_DATA EXCERPT_
*-*-*

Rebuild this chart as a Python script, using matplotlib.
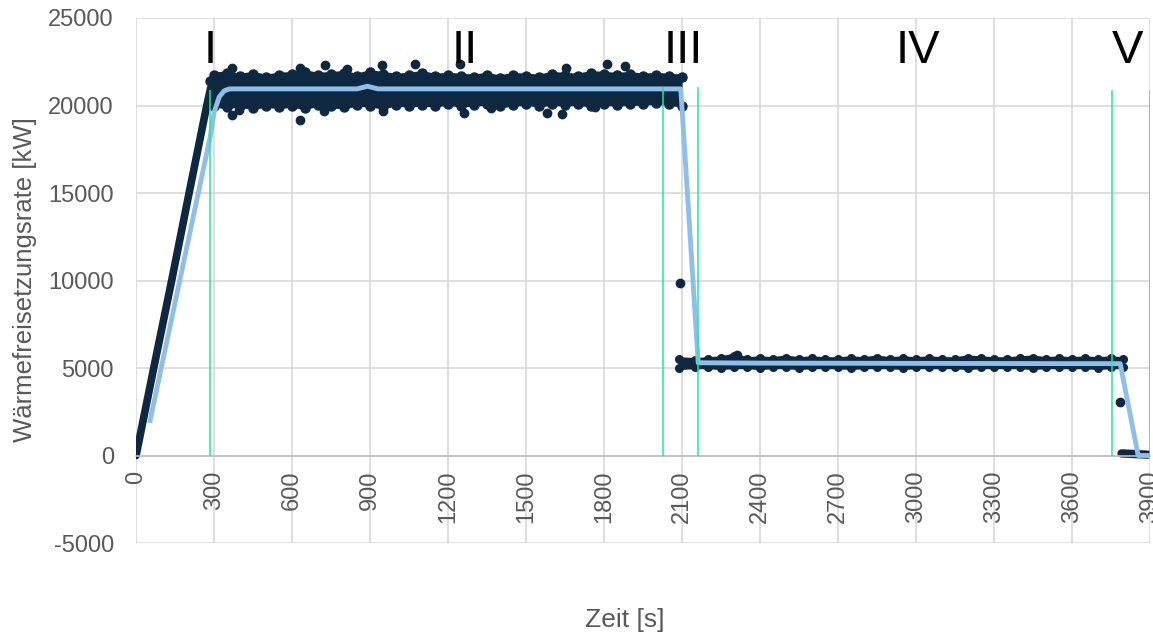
import matplotlib.pyplot as plt

plt.rcParams['font.family'] = ['Liberation Sans', 'DejaVu Sans']
plt.rcParams['axes.unicode_minus'] = False

# Anstieg (Phase I)
ramp_t = [0, 68, 137, 204, 272, 287]
ramp_q = [0, 5000, 10000, 15000, 20000, 21000]

# Plateau (Phase II): obere / untere Kante der Punktwolke
plat_t = [285, 300, 350, 400, 450, 500, 550, 600, 650, 700, 750, 800, 850,
          900, 950, 1000, 1050, 1100, 1150, 1200, 1250, 1300, 1350, 1400,
          1450, 1500, 1550, 1600, 1650, 1700, 1750, 1800, 1850, 1900, 1950,
          2000, 2050, 2100]
plat_hi = [21400, 21750, 21850, 21700, 21800, 21650, 21750, 21800, 21900,
           21750, 21800, 21850, 21700, 21900, 21800, 21700, 21750, 21850,
           21700, 21750, 21700, 21650, 21750, 21600, 21750, 21700, 21650,
           21800, 21750, 21700, 21850, 21800, 21750, 21800, 21700, 21750,
           21700, 21650]
plat_lo = [20200, 20000, 19900, 20000, 19850, 20000, 19900, 20000, 19850,
           20050, 19950, 19900, 20050, 20000, 19900, 20050, 20000, 20050,
           20000, 20100, 20000, 20050, 20100, 19950, 20050, 20100, 20000,
           20100, 20050, 20100, 20000, 20100, 20050, 20100, 20100, 20150,
           20100, 20000]

# Phase IV
low_t = [2088, 2150, 2200, 2250, 2300, 2350, 2400, 2450, 2500, 2550, 2600,
         2650, 2700, 2750, 2800, 2850, 2900, 2950, 3000, 3050, 3100, 3150,
         3200, 3250, 3300, 3350, 3400, 3450, 3500, 3550, 3600, 3650, 3700,
         3750, 3795]
low_hi = [5500, 5450, 5500, 5550, 5700, 5500, 5550, 5500, 5600, 5500,
          5550, 5500, 5500, 5550, 5500, 5600, 5500, 5550, 5500, 5550,
          5500, 5500, 5600, 5550, 5500, 5500, 5550, 5600, 5500, 5550,
          5500, 5550, 5500, 5550, 5500]
low_lo = [5000, 5050, 5050, 5000, 5050, 5050, 5000, 5050, 5050, 5000,
          5050, 5050, 5050, 5000, 5050, 5050, 5050, 5000, 5050, 5050,
          5050, 5050, 5000, 5050, 5050, 5050, 5050, 5000, 5050, 5050,
          5050, 5050, 5000, 5050, 5050]

# Phase V (Abklingen)
end_t = [3790, 3890]
end_q = [120, 50]

# einzelne Ausreisser
out_t = [369, 631, 727, 811, 946, 1073, 1246, 1654, 1811, 1881,
         369, 396, 631, 723, 950, 1262, 1365, 1581, 1638, 1765,
         2092, 3785, 2312]
out_q = [22170, 22170, 22290, 22110, 22290, 22400, 22400, 22170, 22400, 22230,
         19430, 19770, 19200, 19660, 19660, 19600, 19830, 19600, 19490, 19890,
         9830, 3030, 5770]

# gleitender Mittelwert
avg_t = [54, 285, 300, 320, 340, 360, 600, 850, 890, 930, 1200, 1600, 2000,
         2095, 2162, 2400, 2800, 3200, 3600, 3785, 3854, 3900]
avg_q = [2000, 18200, 19600, 20500, 20850, 20950, 20950, 20950, 21100, 20950,
         20950, 20950, 20950, 20950, 5300, 5280, 5270, 5260, 5250, 5250, 0, 0]

# Phasengrenzen
bound_t = [285, 2025, 2163, 3754, 3898]
bound_top = [20900, 21030, 21030, 20860, 20860]
phase_names = ['I', 'II', 'III', 'IV', 'V']
phase_t = [285, 1265, 2104, 3008, 3812]

navy = '#0e2841'
lightblue = '#8fbfe9'
green = '#1ee8a0'
grey = '#595959'

fig = plt.figure(figsize=(11.53, 6.36), dpi=100)
ax = fig.add_axes([0.118, 0.1462, 0.8795, 0.8255])

# Punktwolke
ax.plot(ramp_t, ramp_q, color=navy, lw=5.5, solid_capstyle='round', zorder=2)
ax.fill_between(plat_t, plat_lo, plat_hi, color=navy, lw=0, zorder=2)
for edge in (plat_hi, plat_lo):
    ax.plot(plat_t, edge, '-o', color=navy, lw=3, ms=6.5, zorder=2)
ax.fill_between(low_t, low_lo, low_hi, color=navy, lw=0, zorder=2)
for edge in (low_hi, low_lo):
    ax.plot(low_t, edge, '-o', color=navy, lw=3, ms=5.5, zorder=2)
ax.plot(end_t, end_q, color=navy, lw=6, solid_capstyle='round', zorder=2)
ax.plot(out_t, out_q, 'o', color=navy, ms=6, zorder=2)

ax.plot(avg_t, avg_q, color=lightblue, lw=3.5, zorder=3)
ax.vlines(bound_t, 0, bound_top, color=green, lw=1.1, zorder=4)

for name, t in zip(phase_names, phase_t):
    ax.text(t, 22450, name, fontsize=34, ha='center', va='baseline', zorder=5)

ax.set_xlim(0, 3900)
ax.set_ylim(-5000, 25000)
ax.set_xticks(range(0, 3901, 300))
ax.set_yticks(range(-5000, 25001, 5000))
ax.grid(color='#d9d9d9', lw=1.2)
ax.set_axisbelow(True)
for s in ['top', 'right', 'left']:
    ax.spines[s].set_visible(False)
ax.spines['bottom'].set_position(('data', 0))
ax.spines['bottom'].set_color('#bfbfbf')
ax.spines['bottom'].set_linewidth(1.2)
ax.tick_params(axis='x', rotation=90, length=0, pad=11, labelsize=17, labelcolor=grey)
ax.tick_params(axis='y', length=0, pad=16, labelsize=17, labelcolor=grey)

fig.text(25 / 1153, 1 - 280 / 636, 'Wärmefreisetzungsrate [kW]', rotation=90,
         ha='center', va='center', fontsize=18.5, color=grey)
fig.text(625 / 1153, 1 - 620 / 636, 'Zeit [s]', ha='center', va='center',
         fontsize=19, color=grey)

fig.savefig('out.png', dpi=100)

*-*-*

_SHORT EXERCISE_
Give back exactly the lines from the first line of the data through the line with "ramp_q = [0, 5000, 10000, 15000, 20000, 21000]", pictures excluded.

_TASK SOLUTION_
Rebuild this chart as a Python script, using matplotlib.
import matplotlib.pyplot as plt

plt.rcParams['font.family'] = ['Liberation Sans', 'DejaVu Sans']
plt.rcParams['axes.unicode_minus'] = False

# Anstieg (Phase I)
ramp_t = [0, 68, 137, 204, 272, 287]
ramp_q = [0, 5000, 10000, 15000, 20000, 21000]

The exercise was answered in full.